_WHAT THE EXERCISE ASKS_.
Give back the full listing, character for character, with no pictures.
========================================
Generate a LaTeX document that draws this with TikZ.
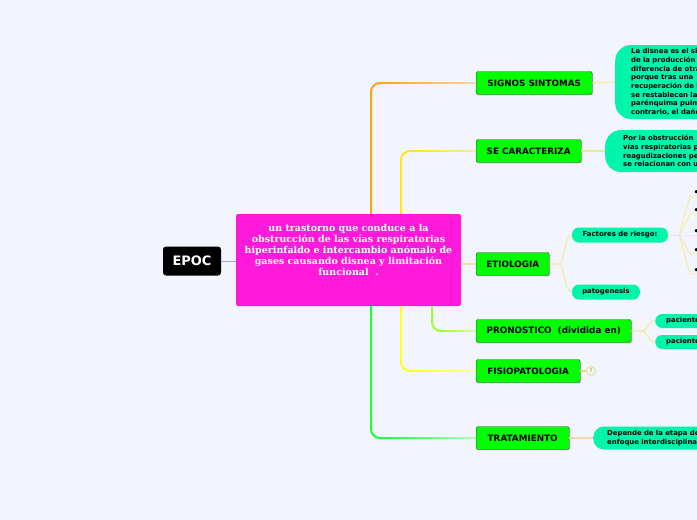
\documentclass[tikz,border=0pt]{standalone}
\usepackage{fontspec}
\setsansfont{DejaVu Sans}
\newfontfamily\coreserif{DejaVu Serif}
\usepackage{xcolor}
\usepackage{tikz}
\usetikzlibrary{calc, shadows}

\definecolor{pagebg}{HTML}{F2F5FE}
\definecolor{coremag}{HTML}{FF1ADB}
\definecolor{topicgreen}{HTML}{00FF00}
\definecolor{leafteal}{HTML}{00F5AA}
\definecolor{linkblue}{HTML}{8FA8F8}
\definecolor{linkorange}{HTML}{FFA41A}
\definecolor{linkyellow}{HTML}{FFE51A}
\definecolor{linklime}{HTML}{9CFF2E}
\definecolor{linkgold}{HTML}{FFFF1A}
\definecolor{linkgreen}{HTML}{1AFF3A}
\definecolor{linkpeach}{HTML}{F9D6A6}
\definecolor{linkpale}{HTML}{F5EC9E}

\begin{document}
\begin{tikzpicture}[x=1pt, y=-1pt,
  rootbox/.style={fill=black, text=white, rounded corners=3pt,
    minimum width=58pt, minimum height=29pt,
    font=\sffamily\bfseries\fontsize{13}{15}\selectfont},
  topic/.style={draw=black!75, fill=topicgreen, rounded corners=2pt,
    minimum height=23pt, inner xsep=0pt, anchor=west,
    font=\sffamily\bfseries\fontsize{8.8}{10}\selectfont,
    drop shadow={shadow xshift=0.8pt, shadow yshift=-0.8pt, opacity=0.35}},
  leaf/.style={fill=leafteal, anchor=west, align=left,
    font=\sffamily\bfseries\fontsize{6.9}{8.7}\selectfont},
  pill/.style={fill=leafteal, rounded corners=7pt, minimum height=15pt,
    inner ysep=0pt, font=\sffamily\bfseries\fontsize{6.9}{8}\selectfont},
  bullet/.style={anchor=south west, inner ysep=0pt, inner xsep=3.5pt,
    font=\sffamily\bfseries\fontsize{9}{10}\selectfont},
  link/.style={line width=2pt, rounded corners=9pt},
  sublink/.style={line width=1.2pt, linkpale},
]
  \useasboundingbox (0,0) rectangle (697,520);
  \clip (0,0) rectangle (697,520);
  \fill[pagebg] (0,0) rectangle (697,520);

  % Root and central idea
  \node[rootbox] (epoc) at (192,261) {EPOC};
  \node[fill=coremag, rounded corners=2pt, minimum width=225pt,
    minimum height=92pt] (core) at (348.5,260) {};
  \node[text=white, align=center,
    font=\coreserif\bfseries\fontsize{9.5}{11.2}\selectfont] (coretxt) at (348.5,250)
    {un trastorno que conduce a la\\
     obstrucción de las vías respiratorias\\
     hiperinfaldo e intercambio anómalo de\\
     gases causando disnea y limitación\\
     funcional\ \ .};
  \draw[line width=1pt, linkblue] (epoc.east) -- (core.west |- epoc.east);

  % Main topics
  \node[topic, minimum width=116pt] (signos) at (476,83)  {SIGNOS SINTOMAS};
  \node[topic, minimum width=105pt] (secar)  at (476,151) {SE CARACTERIZA};
  \node[topic, minimum width=73pt]  (etio)   at (476,264) {ETIOLOGIA};
  \node[topic, minimum width=155pt] (prono)  at (476,331) {PRONOSTICO\ \ (dividida en)};
  \node[topic, minimum width=104pt] (fisio)  at (476,371) {FISIOPATOLOGIA};
  \node[topic, minimum width=93pt]  (trat)   at (476,438) {TRATAMIENTO};

  % Links from the central idea
  \draw[link, linkorange] ([xshift=22.5pt]core.north) |- ($(signos.west)+(-95,0)$);
  \shade[left color=linkorange, right color=linkpeach]
    ($(signos.west)+(-95,-0.7)$) rectangle ($(signos.west)+(0,0.7)$);
  \draw[link, linkyellow] ([xshift=52.5pt]core.north) |- ($(secar.west)+(-65,0)$);
  \shade[left color=linkyellow, right color=linkpale]
    ($(secar.west)+(-65,-0.7)$) rectangle ($(secar.west)+(0,0.7)$);
  \draw[line width=1.4pt, linkpeach] (core.east |- etio.west) -- (etio.west);
  \draw[link, linklime] ([xshift=83.5pt]core.south) |- ($(prono.west)+(-34,0)$);
  \shade[left color=linklime, right color=linklime!35]
    ($(prono.west)+(-34,-0.7)$) rectangle ($(prono.west)+(0,0.7)$);
  \draw[link, linkgold] ([xshift=52.5pt]core.south) |- ($(fisio.west)+(-65,0)$);
  \shade[left color=linkgold, right color=linkgold!35]
    ($(fisio.west)+(-65,-0.7)$) rectangle ($(fisio.west)+(0,0.7)$);
  \draw[link, linkgreen] ([xshift=22.5pt]core.south) |- ($(trat.west)+(-95,0)$);
  \shade[left color=linkgreen, right color=linkgreen!35]
    ($(trat.west)+(-95,-0.7)$) rectangle ($(trat.west)+(0,0.7)$);

  % SIGNOS SINTOMAS
  \node[leaf, rounded corners=16pt, minimum height=74pt, inner xsep=16pt,
    text width=120pt] (disnea) at (615,82)
    {La disnea es el si\\de la producción\\diferencia de otra\\porque tras una\\
     recuperación de l\\se restablecen la\\parénquima pulm\\contrario, el daño};
  \draw[sublink] (signos.east) -- (disnea.west);

  % SE CARACTERIZA
  \node[leaf, rounded corners=16pt, minimum height=42pt, inner xsep=18pt,
    text width=120pt] (obstr) at (605,151)
    {Por la obstrucción\\vías respiratorias p\\reagudizaciones pe\\se relacionan con u};
  \draw[sublink, linkpale!80!linklime] (secar.east) -- (obstr.west);

  % ETIOLOGIA
  \node[pill, minimum width=96pt] (factores) at (620,235) {Factores de riesgo:};
  \node[pill, minimum width=68pt] (patog) at (606,292) {patogenesis};
  \draw[sublink] (etio.east) -- ++(9,0) coordinate (etiojoin)
    .. controls +(7,0) and +(-8,0) .. (factores.west);
  \draw[sublink] (etiojoin) .. controls +(7,0) and +(-8,0) .. (patog.west);

  % Factores de riesgo
  \coordinate (fan) at ($(factores.east)+(11,0)$);
  \draw[sublink, line width=0.9pt] (factores.east) -- (fan);
  \foreach \i/\yy in {1/196, 2/214, 3/235, 4/254, 5/274} {
    \node[bullet] (b\i) at (690,\yy) {•};
    \draw[sublink, line width=0.9pt] (fan) -- (b\i.south west) -- (b\i.south east);
  }

  % PRONOSTICO
  \node[leaf, rounded corners=7pt, minimum height=14pt, inner ysep=0pt,
    inner xsep=11pt, text width=60pt] (pac1) at (655,321) {paciente};
  \node[leaf, rounded corners=7pt, minimum height=14pt, inner ysep=0pt,
    inner xsep=11pt, text width=60pt] (pac2) at (655,342) {paciente};
  \draw[sublink] (prono.east) -- ++(9,0) coordinate (pronojoin)
    .. controls +(8,0) and +(-8,0) .. (pac1.west);
  \draw[sublink] (pronojoin) .. controls +(8,0) and +(-8,0) .. (pac2.west);

  % FISIOPATOLOGIA
  \node[circle, draw=linkgold!80!black!60, line width=0.8pt, inner sep=0pt,
    minimum size=9pt, text=linkgold!70!black,
    font=\sffamily\bfseries\fontsize{5}{6}\selectfont] (fq) at (591,371) {?};
  \draw[sublink, linkgold!80!black!60] (fisio.east) -- (fq.west);

  % TRATAMIENTO
  \node[leaf, rounded corners=11pt, minimum height=23pt, inner ysep=0pt,
    inner xsep=14pt, text width=120pt] (etapa) at (593,438)
    {Depende de la etapa de\\enfoque interdisciplina};
  \draw[sublink, linkpeach] (trat.east) -- (etapa.west);
\end{tikzpicture}
\end{document}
========================================
_THE RESPONSE_.
Generate a LaTeX document that draws this with TikZ.
\documentclass[tikz,border=0pt]{standalone}
\usepackage{fontspec}
\setsansfont{DejaVu Sans}
\newfontfamily\coreserif{DejaVu Serif}
\usepackage{xcolor}
\usepackage{tikz}
\usetikzlibrary{calc, shadows}

\definecolor{pagebg}{HTML}{F2F5FE}
\definecolor{coremag}{HTML}{FF1ADB}
\definecolor{topicgreen}{HTML}{00FF00}
\definecolor{leafteal}{HTML}{00F5AA}
\definecolor{linkblue}{HTML}{8FA8F8}
\definecolor{linkorange}{HTML}{FFA41A}
\definecolor{linkyellow}{HTML}{FFE51A}
\definecolor{linklime}{HTML}{9CFF2E}
\definecolor{linkgold}{HTML}{FFFF1A}
\definecolor{linkgreen}{HTML}{1AFF3A}
\definecolor{linkpeach}{HTML}{F9D6A6}
\definecolor{linkpale}{HTML}{F5EC9E}

\begin{document}
\begin{tikzpicture}[x=1pt, y=-1pt,
  rootbox/.style={fill=black, text=white, rounded corners=3pt,
    minimum width=58pt, minimum height=29pt,
    font=\sffamily\bfseries\fontsize{13}{15}\selectfont},
  topic/.style={draw=black!75, fill=topicgreen, rounded corners=2pt,
    minimum height=23pt, inner xsep=0pt, anchor=west,
    font=\sffamily\bfseries\fontsize{8.8}{10}\selectfont,
    drop shadow={shadow xshift=0.8pt, shadow yshift=-0.8pt, opacity=0.35}},
  leaf/.style={fill=leafteal, anchor=west, align=left,
    font=\sffamily\bfseries\fontsize{6.9}{8.7}\selectfont},
  pill/.style={fill=leafteal, rounded corners=7pt, minimum height=15pt,
    inner ysep=0pt, font=\sffamily\bfseries\fontsize{6.9}{8}\selectfont},
  bullet/.style={anchor=south west, inner ysep=0pt, inner xsep=3.5pt,
    font=\sffamily\bfseries\fontsize{9}{10}\selectfont},
  link/.style={line width=2pt, rounded corners=9pt},
  sublink/.style={line width=1.2pt, linkpale},
]
  \useasboundingbox (0,0) rectangle (697,520);
  \clip (0,0) rectangle (697,520);
  \fill[pagebg] (0,0) rectangle (697,520);

  % Root and central idea
  \node[rootbox] (epoc) at (192,261) {EPOC};
  \node[fill=coremag, rounded corners=2pt, minimum width=225pt,
    minimum height=92pt] (core) at (348.5,260) {};
  \node[text=white, align=center,
    font=\coreserif\bfseries\fontsize{9.5}{11.2}\selectfont] (coretxt) at (348.5,250)
    {un trastorno que conduce a la\\
     obstrucción de las vías respiratorias\\
     hiperinfaldo e intercambio anómalo de\\
     gases causando disnea y limitación\\
     funcional\ \ .};
  \draw[line width=1pt, linkblue] (epoc.east) -- (core.west |- epoc.east);

  % Main topics
  \node[topic, minimum width=116pt] (signos) at (476,83)  {SIGNOS SINTOMAS};
  \node[topic, minimum width=105pt] (secar)  at (476,151) {SE CARACTERIZA};
  \node[topic, minimum width=73pt]  (etio)   at (476,264) {ETIOLOGIA};
  \node[topic, minimum width=155pt] (prono)  at (476,331) {PRONOSTICO\ \ (dividida en)};
  \node[topic, minimum width=104pt] (fisio)  at (476,371) {FISIOPATOLOGIA};
  \node[topic, minimum width=93pt]  (trat)   at (476,438) {TRATAMIENTO};

  % Links from the central idea
  \draw[link, linkorange] ([xshift=22.5pt]core.north) |- ($(signos.west)+(-95,0)$);
  \shade[left color=linkorange, right color=linkpeach]
    ($(signos.west)+(-95,-0.7)$) rectangle ($(signos.west)+(0,0.7)$);
  \draw[link, linkyellow] ([xshift=52.5pt]core.north) |- ($(secar.west)+(-65,0)$);
  \shade[left color=linkyellow, right color=linkpale]
    ($(secar.west)+(-65,-0.7)$) rectangle ($(secar.west)+(0,0.7)$);
  \draw[line width=1.4pt, linkpeach] (core.east |- etio.west) -- (etio.west);
  \draw[link, linklime] ([xshift=83.5pt]core.south) |- ($(prono.west)+(-34,0)$);
  \shade[left color=linklime, right color=linklime!35]
    ($(prono.west)+(-34,-0.7)$) rectangle ($(prono.west)+(0,0.7)$);
  \draw[link, linkgold] ([xshift=52.5pt]core.south) |- ($(fisio.west)+(-65,0)$);
  \shade[left color=linkgold, right color=linkgold!35]
    ($(fisio.west)+(-65,-0.7)$) rectangle ($(fisio.west)+(0,0.7)$);
  \draw[link, linkgreen] ([xshift=22.5pt]core.south) |- ($(trat.west)+(-95,0)$);
  \shade[left color=linkgreen, right color=linkgreen!35]
    ($(trat.west)+(-95,-0.7)$) rectangle ($(trat.west)+(0,0.7)$);

  % SIGNOS SINTOMAS
  \node[leaf, rounded corners=16pt, minimum height=74pt, inner xsep=16pt,
    text width=120pt] (disnea) at (615,82)
    {La disnea es el si\\de la producción\\diferencia de otra\\porque tras una\\
     recuperación de l\\se restablecen la\\parénquima pulm\\contrario, el daño};
  \draw[sublink] (signos.east) -- (disnea.west);

  % SE CARACTERIZA
  \node[leaf, rounded corners=16pt, minimum height=42pt, inner xsep=18pt,
    text width=120pt] (obstr) at (605,151)
    {Por la obstrucción\\vías respiratorias p\\reagudizaciones pe\\se relacionan con u};
  \draw[sublink, linkpale!80!linklime] (secar.east) -- (obstr.west);

  % ETIOLOGIA
  \node[pill, minimum width=96pt] (factores) at (620,235) {Factores de riesgo:};
  \node[pill, minimum width=68pt] (patog) at (606,292) {patogenesis};
  \draw[sublink] (etio.east) -- ++(9,0) coordinate (etiojoin)
    .. controls +(7,0) and +(-8,0) .. (factores.west);
  \draw[sublink] (etiojoin) .. controls +(7,0) and +(-8,0) .. (patog.west);

  % Factores de riesgo
  \coordinate (fan) at ($(factores.east)+(11,0)$);
  \draw[sublink, line width=0.9pt] (factores.east) -- (fan);
  \foreach \i/\yy in {1/196, 2/214, 3/235, 4/254, 5/274} {
    \node[bullet] (b\i) at (690,\yy) {•};
    \draw[sublink, line width=0.9pt] (fan) -- (b\i.south west) -- (b\i.south east);
  }

  % PRONOSTICO
  \node[leaf, rounded corners=7pt, minimum height=14pt, inner ysep=0pt,
    inner xsep=11pt, text width=60pt] (pac1) at (655,321) {paciente};
  \node[leaf, rounded corners=7pt, minimum height=14pt, inner ysep=0pt,
    inner xsep=11pt, text width=60pt] (pac2) at (655,342) {paciente};
  \draw[sublink] (prono.east) -- ++(9,0) coordinate (pronojoin)
    .. controls +(8,0) and +(-8,0) .. (pac1.west);
  \draw[sublink] (pronojoin) .. controls +(8,0) and +(-8,0) .. (pac2.west);

  % FISIOPATOLOGIA
  \node[circle, draw=linkgold!80!black!60, line width=0.8pt, inner sep=0pt,
    minimum size=9pt, text=linkgold!70!black,
    font=\sffamily\bfseries\fontsize{5}{6}\selectfont] (fq) at (591,371) {?};
  \draw[sublink, linkgold!80!black!60] (fisio.east) -- (fq.west);

  % TRATAMIENTO
  \node[leaf, rounded corners=11pt, minimum height=23pt, inner ysep=0pt,
    inner xsep=14pt, text width=120pt] (etapa) at (593,438)
    {Depende de la etapa de\\enfoque interdisciplina};
  \draw[sublink, linkpeach] (trat.east) -- (etapa.west);
\end{tikzpicture}
\end{document}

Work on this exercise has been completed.